Messrs. Prado and Buffagni are known particularly for their clever and often irreverent work at Bromley for clients including Procter & Gamble Co., including a commercial for Charmin toilet tissue that featured a transvestite.

RAISING THE BAR

The shifts are significant because U.S. Hispanic work has long been well below the standards of the U.S. general market and Latin American countries. That is slowly changing, as more creative agencies emerge and thrive-this year, for example, Advertising Age named for the first time a Multicultural Agency of the Year, Dieste Harmel & Partners, Dallas (see story on S-8). Multicultural agencies are also in the spotlight because so far, unlike earlier recessions, advertisers have not rushed to cut Hispanic budgets. That's given some agencies the luxury of bulking up their creative resources rather than issuing pink slips like many general market shops.

Neither MD&A, the fifth largest Hispanic agency with billings just over $100 million, or Montemayor, ranked ninth with about $80 |million in billings, is known for its creative work.
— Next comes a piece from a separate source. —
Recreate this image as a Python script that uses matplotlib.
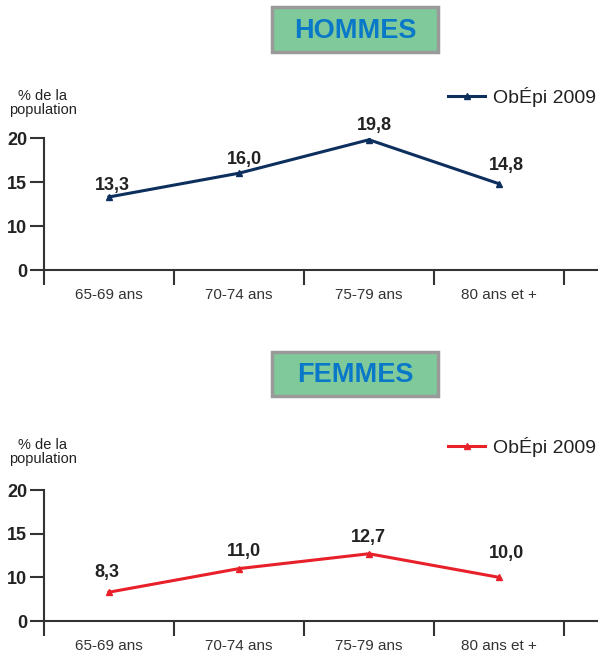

Both have solid client bases-MD&A works with Pfizer and Bristol-Myers Squibb, while Montemayor shares Kmart Corp. with the Don Coleman agency and has been Chrysler Group's Hispanic agency of record since 1987.

At the former Mendoza Dillon & Asociados, renamed MD&A as part of the agency's makeover, Mr. Mendez said, "I'll help reengineer the creative department and the way we go about doing better work, more idea-based, and hopefully bring in more additional talent. The Hispanic market is growing like no other ethnic group."

Mr. Mendez's background is unusual. During a multi-country tour of duty with Interpublic's McCann-Erickson Worldwide, he helped open and was executive creative director at McCann's Dublin agency. He also held creative directors' jobs in Norway and Puerto Rico, and art director posts in Toronto and Milan. MD&A found him in San Juan, where he was VP-executive creative director at Bcom3's Leo Burnett, responsible for regional work for clients such as Kellogg Co. from Mexico to Argentina.

At Zubi, which numbers among its clients Ford Motor Co. and Masterfoods USA, Mr. Prado joins Emmie Vazquez, 38, who moves to VP-creative director. Zubi's previous creative director, Ricky Soler, left in early September. "He likes our attitude of erasing stereotypes," said Ms. Vazquez. "He's a brilliant creative and very strategic."

Mr. Prado is the third executive to recently leave Bromley-Daniel Bruno has also left and is still job-seeking-which has raised questions about possible changes ahead as the Bcom3 shop develops its new multicultural holding company, Pangea, formed late last year.

Ernest Bromley, the agency's chairman-CEO, said that the three creatives are not being replaced and that four remaining associate creative directors at Bromley will report to him for now.

`Creative powerhouse'

Other Hispanic creative executives have speculated that one of the creative directors at another Bcom3-owned multicultural agency will take on a bigger role, probably Danny Robinson, the chief creative officer at Vigilante, an African-American and urban marketing agency started by Burnett three years ago in New York.

"He's a creative powerhouse," said Larry Woodard, Vigilante's president-CEO, of Mr. Robinson. "When we do shared work [with other Pangea agencies] or try to do something in a greater sense like pitch a piece of business across different brands, Danny would be the senior creative."

Vigilante and Bromley are already working together on Western Union, a client that has dropped its former general market agency and split its account between Bromley and Vigilante, making them responsible for Spanish-language and English work, respectively.